(Data entries)
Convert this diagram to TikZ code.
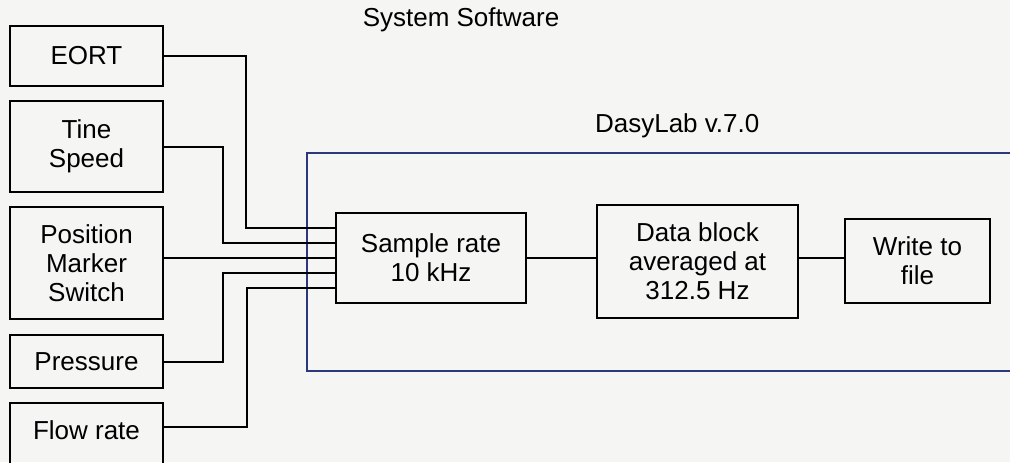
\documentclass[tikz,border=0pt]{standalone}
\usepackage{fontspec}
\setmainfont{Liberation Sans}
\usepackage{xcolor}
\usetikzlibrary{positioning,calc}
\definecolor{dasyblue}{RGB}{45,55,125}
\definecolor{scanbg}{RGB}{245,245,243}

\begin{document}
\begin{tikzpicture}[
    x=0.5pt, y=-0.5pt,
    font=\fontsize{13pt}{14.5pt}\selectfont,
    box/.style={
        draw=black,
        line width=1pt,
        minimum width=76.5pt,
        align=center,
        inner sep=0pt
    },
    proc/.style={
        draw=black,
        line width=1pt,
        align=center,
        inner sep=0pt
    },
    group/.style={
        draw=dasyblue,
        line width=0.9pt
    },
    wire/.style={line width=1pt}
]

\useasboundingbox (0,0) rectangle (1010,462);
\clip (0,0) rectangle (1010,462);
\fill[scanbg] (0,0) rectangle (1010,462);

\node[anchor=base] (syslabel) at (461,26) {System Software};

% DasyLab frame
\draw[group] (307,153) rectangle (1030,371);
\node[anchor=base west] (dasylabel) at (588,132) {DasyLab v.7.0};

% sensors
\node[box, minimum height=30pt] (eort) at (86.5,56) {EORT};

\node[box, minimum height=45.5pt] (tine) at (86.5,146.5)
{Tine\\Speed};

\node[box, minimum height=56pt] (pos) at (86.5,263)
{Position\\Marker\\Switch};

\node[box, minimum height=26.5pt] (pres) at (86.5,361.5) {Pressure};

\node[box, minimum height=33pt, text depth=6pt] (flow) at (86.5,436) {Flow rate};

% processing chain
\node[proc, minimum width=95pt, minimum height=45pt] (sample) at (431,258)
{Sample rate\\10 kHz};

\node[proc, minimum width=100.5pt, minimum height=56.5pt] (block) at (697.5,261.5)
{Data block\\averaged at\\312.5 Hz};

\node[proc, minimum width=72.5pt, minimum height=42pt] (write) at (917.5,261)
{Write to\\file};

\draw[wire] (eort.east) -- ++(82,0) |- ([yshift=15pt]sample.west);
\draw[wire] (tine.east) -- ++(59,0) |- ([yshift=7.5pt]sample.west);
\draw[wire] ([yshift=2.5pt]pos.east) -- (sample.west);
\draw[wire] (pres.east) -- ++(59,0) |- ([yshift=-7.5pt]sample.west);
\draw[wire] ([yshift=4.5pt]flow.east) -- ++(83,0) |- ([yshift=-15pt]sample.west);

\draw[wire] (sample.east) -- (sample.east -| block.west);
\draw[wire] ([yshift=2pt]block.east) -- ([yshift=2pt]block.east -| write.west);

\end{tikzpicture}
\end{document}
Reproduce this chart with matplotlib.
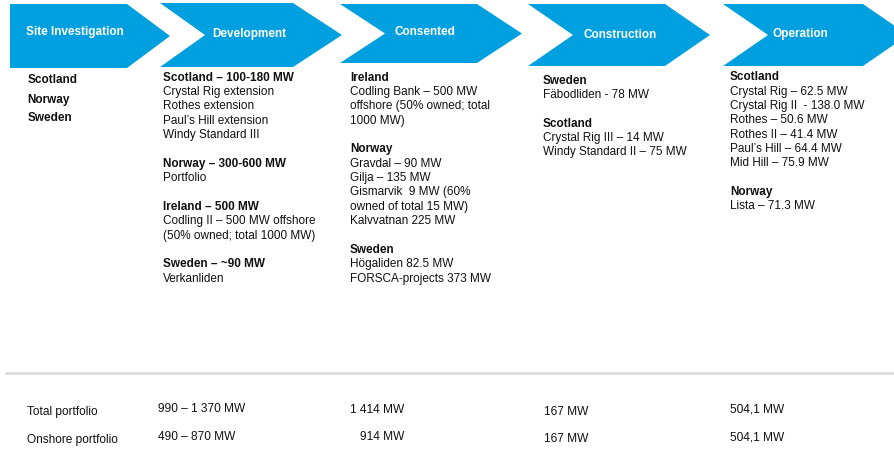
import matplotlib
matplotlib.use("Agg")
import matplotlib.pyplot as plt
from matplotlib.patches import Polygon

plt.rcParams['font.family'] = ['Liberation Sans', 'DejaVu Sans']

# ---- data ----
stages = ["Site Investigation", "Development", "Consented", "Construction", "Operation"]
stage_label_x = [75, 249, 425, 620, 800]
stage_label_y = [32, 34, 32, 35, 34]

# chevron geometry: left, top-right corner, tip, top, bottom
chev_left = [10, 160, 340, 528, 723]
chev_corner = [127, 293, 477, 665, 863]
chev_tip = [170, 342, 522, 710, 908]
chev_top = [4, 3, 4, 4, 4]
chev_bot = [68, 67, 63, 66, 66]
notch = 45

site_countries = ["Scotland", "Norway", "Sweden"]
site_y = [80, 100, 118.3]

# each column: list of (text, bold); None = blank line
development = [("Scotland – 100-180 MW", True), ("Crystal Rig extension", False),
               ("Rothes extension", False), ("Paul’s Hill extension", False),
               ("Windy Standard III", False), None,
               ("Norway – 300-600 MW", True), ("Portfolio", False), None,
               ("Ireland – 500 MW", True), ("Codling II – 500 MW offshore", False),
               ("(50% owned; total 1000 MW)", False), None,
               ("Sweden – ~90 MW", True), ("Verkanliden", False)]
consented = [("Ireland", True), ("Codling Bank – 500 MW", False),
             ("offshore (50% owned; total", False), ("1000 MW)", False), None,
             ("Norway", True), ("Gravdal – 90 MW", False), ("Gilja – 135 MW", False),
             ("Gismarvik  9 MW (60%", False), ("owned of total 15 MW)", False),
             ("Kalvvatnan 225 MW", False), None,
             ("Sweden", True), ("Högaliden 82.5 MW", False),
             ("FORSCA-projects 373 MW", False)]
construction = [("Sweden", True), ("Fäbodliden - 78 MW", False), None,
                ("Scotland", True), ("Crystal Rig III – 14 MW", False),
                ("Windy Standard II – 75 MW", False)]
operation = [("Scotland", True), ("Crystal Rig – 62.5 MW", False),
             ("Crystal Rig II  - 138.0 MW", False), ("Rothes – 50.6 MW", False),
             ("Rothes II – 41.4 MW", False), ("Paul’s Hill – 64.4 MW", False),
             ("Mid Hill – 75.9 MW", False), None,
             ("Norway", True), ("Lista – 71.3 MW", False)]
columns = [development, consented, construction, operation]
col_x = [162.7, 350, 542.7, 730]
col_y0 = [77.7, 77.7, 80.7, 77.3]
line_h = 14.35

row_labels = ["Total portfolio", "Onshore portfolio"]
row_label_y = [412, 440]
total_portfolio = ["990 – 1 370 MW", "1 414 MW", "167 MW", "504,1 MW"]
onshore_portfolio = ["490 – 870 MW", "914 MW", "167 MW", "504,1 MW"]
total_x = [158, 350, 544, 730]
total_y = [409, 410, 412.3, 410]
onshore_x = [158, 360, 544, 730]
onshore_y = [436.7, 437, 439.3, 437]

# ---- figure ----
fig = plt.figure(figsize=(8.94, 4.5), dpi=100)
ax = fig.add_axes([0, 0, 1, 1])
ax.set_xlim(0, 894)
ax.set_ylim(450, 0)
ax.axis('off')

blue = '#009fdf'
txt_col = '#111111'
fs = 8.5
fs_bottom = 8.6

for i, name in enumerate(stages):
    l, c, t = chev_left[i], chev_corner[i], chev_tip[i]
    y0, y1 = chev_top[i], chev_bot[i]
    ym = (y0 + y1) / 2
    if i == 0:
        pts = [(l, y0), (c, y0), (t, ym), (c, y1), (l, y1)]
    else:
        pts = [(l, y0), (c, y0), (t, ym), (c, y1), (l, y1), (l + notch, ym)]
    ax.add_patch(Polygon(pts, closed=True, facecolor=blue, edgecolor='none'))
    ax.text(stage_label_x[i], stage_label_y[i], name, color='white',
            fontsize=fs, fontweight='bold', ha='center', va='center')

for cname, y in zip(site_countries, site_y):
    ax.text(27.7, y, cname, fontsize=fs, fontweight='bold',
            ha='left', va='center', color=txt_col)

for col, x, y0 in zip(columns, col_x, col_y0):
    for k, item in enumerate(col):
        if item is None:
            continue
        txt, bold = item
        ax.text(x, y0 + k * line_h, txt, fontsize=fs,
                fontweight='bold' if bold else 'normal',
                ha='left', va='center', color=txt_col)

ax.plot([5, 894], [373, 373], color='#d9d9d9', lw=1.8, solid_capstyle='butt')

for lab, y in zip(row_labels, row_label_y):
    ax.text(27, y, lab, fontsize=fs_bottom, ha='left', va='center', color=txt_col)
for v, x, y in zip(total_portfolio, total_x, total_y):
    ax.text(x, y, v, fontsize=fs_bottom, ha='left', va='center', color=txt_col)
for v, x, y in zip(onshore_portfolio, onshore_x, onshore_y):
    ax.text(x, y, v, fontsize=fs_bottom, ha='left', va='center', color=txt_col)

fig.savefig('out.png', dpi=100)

**Instructions for the task**
Make an exact copy of the data above, pictures excluded.

**Exercise answer**
Convert this diagram to TikZ code.
\documentclass[tikz,border=0pt]{standalone}
\usepackage{fontspec}
\setmainfont{Liberation Sans}
\usepackage{xcolor}
\usetikzlibrary{positioning,calc}
\definecolor{dasyblue}{RGB}{45,55,125}
\definecolor{scanbg}{RGB}{245,245,243}

\begin{document}
\begin{tikzpicture}[
    x=0.5pt, y=-0.5pt,
    font=\fontsize{13pt}{14.5pt}\selectfont,
    box/.style={
        draw=black,
        line width=1pt,
        minimum width=76.5pt,
        align=center,
        inner sep=0pt
    },
    proc/.style={
        draw=black,
        line width=1pt,
        align=center,
        inner sep=0pt
    },
    group/.style={
        draw=dasyblue,
        line width=0.9pt
    },
    wire/.style={line width=1pt}
]

\useasboundingbox (0,0) rectangle (1010,462);
\clip (0,0) rectangle (1010,462);
\fill[scanbg] (0,0) rectangle (1010,462);

\node[anchor=base] (syslabel) at (461,26) {System Software};

% DasyLab frame
\draw[group] (307,153) rectangle (1030,371);
\node[anchor=base west] (dasylabel) at (588,132) {DasyLab v.7.0};

% sensors
\node[box, minimum height=30pt] (eort) at (86.5,56) {EORT};

\node[box, minimum height=45.5pt] (tine) at (86.5,146.5)
{Tine\\Speed};

\node[box, minimum height=56pt] (pos) at (86.5,263)
{Position\\Marker\\Switch};

\node[box, minimum height=26.5pt] (pres) at (86.5,361.5) {Pressure};

\node[box, minimum height=33pt, text depth=6pt] (flow) at (86.5,436) {Flow rate};

% processing chain
\node[proc, minimum width=95pt, minimum height=45pt] (sample) at (431,258)
{Sample rate\\10 kHz};

\node[proc, minimum width=100.5pt, minimum height=56.5pt] (block) at (697.5,261.5)
{Data block\\averaged at\\312.5 Hz};

\node[proc, minimum width=72.5pt, minimum height=42pt] (write) at (917.5,261)
{Write to\\file};

\draw[wire] (eort.east) -- ++(82,0) |- ([yshift=15pt]sample.west);
\draw[wire] (tine.east) -- ++(59,0) |- ([yshift=7.5pt]sample.west);
\draw[wire] ([yshift=2.5pt]pos.east) -- (sample.west);
\draw[wire] (pres.east) -- ++(59,0) |- ([yshift=-7.5pt]sample.west);
\draw[wire] ([yshift=4.5pt]flow.east) -- ++(83,0) |- ([yshift=-15pt]sample.west);

\draw[wire] (sample.east) -- (sample.east -| block.west);
\draw[wire] ([yshift=2pt]block.east) -- ([yshift=2pt]block.east -| write.west);

\end{tikzpicture}
\end{document}
Reproduce this chart with matplotlib.
import matplotlib
matplotlib.use("Agg")
import matplotlib.pyplot as plt
from matplotlib.patches import Polygon

plt.rcParams['font.family'] = ['Liberation Sans', 'DejaVu Sans']

# ---- data ----
stages = ["Site Investigation", "Development", "Consented", "Construction", "Operation"]
stage_label_x = [75, 249, 425, 620, 800]
stage_label_y = [32, 34, 32, 35, 34]

# chevron geometry: left, top-right corner, tip, top, bottom
chev_left = [10, 160, 340, 528, 723]
chev_corner = [127, 293, 477, 665, 863]
chev_tip = [170, 342, 522, 710, 908]
chev_top = [4, 3, 4, 4, 4]
chev_bot = [68, 67, 63, 66, 66]
notch = 45

site_countries = ["Scotland", "Norway", "Sweden"]
site_y = [80, 100, 118.3]

# each column: list of (text, bold); None = blank line
development = [("Scotland – 100-180 MW", True), ("Crystal Rig extension", False),
               ("Rothes extension", False), ("Paul’s Hill extension", False),
               ("Windy Standard III", False), None,
               ("Norway – 300-600 MW", True), ("Portfolio", False), None,
               ("Ireland – 500 MW", True), ("Codling II – 500 MW offshore", False),
               ("(50% owned; total 1000 MW)", False), None,
               ("Sweden – ~90 MW", True), ("Verkanliden", False)]
consented = [("Ireland", True), ("Codling Bank – 500 MW", False),
             ("offshore (50% owned; total", False), ("1000 MW)", False), None,
             ("Norway", True), ("Gravdal – 90 MW", False), ("Gilja – 135 MW", False),
             ("Gismarvik  9 MW (60%", False), ("owned of total 15 MW)", False),
             ("Kalvvatnan 225 MW", False), None,
             ("Sweden", True), ("Högaliden 82.5 MW", False),
             ("FORSCA-projects 373 MW", False)]
construction = [("Sweden", True), ("Fäbodliden - 78 MW", False), None,
                ("Scotland", True), ("Crystal Rig III – 14 MW", False),
                ("Windy Standard II – 75 MW", False)]
operation = [("Scotland", True), ("Crystal Rig – 62.5 MW", False),
             ("Crystal Rig II  - 138.0 MW", False), ("Rothes – 50.6 MW", False),
             ("Rothes II – 41.4 MW", False), ("Paul’s Hill – 64.4 MW", False),
             ("Mid Hill – 75.9 MW", False), None,
             ("Norway", True), ("Lista – 71.3 MW", False)]
columns = [development, consented, construction, operation]
col_x = [162.7, 350, 542.7, 730]
col_y0 = [77.7, 77.7, 80.7, 77.3]
line_h = 14.35

row_labels = ["Total portfolio", "Onshore portfolio"]
row_label_y = [412, 440]
total_portfolio = ["990 – 1 370 MW", "1 414 MW", "167 MW", "504,1 MW"]
onshore_portfolio = ["490 – 870 MW", "914 MW", "167 MW", "504,1 MW"]
total_x = [158, 350, 544, 730]
total_y = [409, 410, 412.3, 410]
onshore_x = [158, 360, 544, 730]
onshore_y = [436.7, 437, 439.3, 437]

# ---- figure ----
fig = plt.figure(figsize=(8.94, 4.5), dpi=100)
ax = fig.add_axes([0, 0, 1, 1])
ax.set_xlim(0, 894)
ax.set_ylim(450, 0)
ax.axis('off')

blue = '#009fdf'
txt_col = '#111111'
fs = 8.5
fs_bottom = 8.6

for i, name in enumerate(stages):
    l, c, t = chev_left[i], chev_corner[i], chev_tip[i]
    y0, y1 = chev_top[i], chev_bot[i]
    ym = (y0 + y1) / 2
    if i == 0:
        pts = [(l, y0), (c, y0), (t, ym), (c, y1), (l, y1)]
    else:
        pts = [(l, y0), (c, y0), (t, ym), (c, y1), (l, y1), (l + notch, ym)]
    ax.add_patch(Polygon(pts, closed=True, facecolor=blue, edgecolor='none'))
    ax.text(stage_label_x[i], stage_label_y[i], name, color='white',
            fontsize=fs, fontweight='bold', ha='center', va='center')

for cname, y in zip(site_countries, site_y):
    ax.text(27.7, y, cname, fontsize=fs, fontweight='bold',
            ha='left', va='center', color=txt_col)

for col, x, y0 in zip(columns, col_x, col_y0):
    for k, item in enumerate(col):
        if item is None:
            continue
        txt, bold = item
        ax.text(x, y0 + k * line_h, txt, fontsize=fs,
                fontweight='bold' if bold else 'normal',
                ha='left', va='center', color=txt_col)

ax.plot([5, 894], [373, 373], color='#d9d9d9', lw=1.8, solid_capstyle='butt')

for lab, y in zip(row_labels, row_label_y):
    ax.text(27, y, lab, fontsize=fs_bottom, ha='left', va='center', color=txt_col)
for v, x, y in zip(total_portfolio, total_x, total_y):
    ax.text(x, y, v, fontsize=fs_bottom, ha='left', va='center', color=txt_col)
for v, x, y in zip(onshore_portfolio, onshore_x, onshore_y):
    ax.text(x, y, v, fontsize=fs_bottom, ha='left', va='center', color=txt_col)

fig.savefig('out.png', dpi=100)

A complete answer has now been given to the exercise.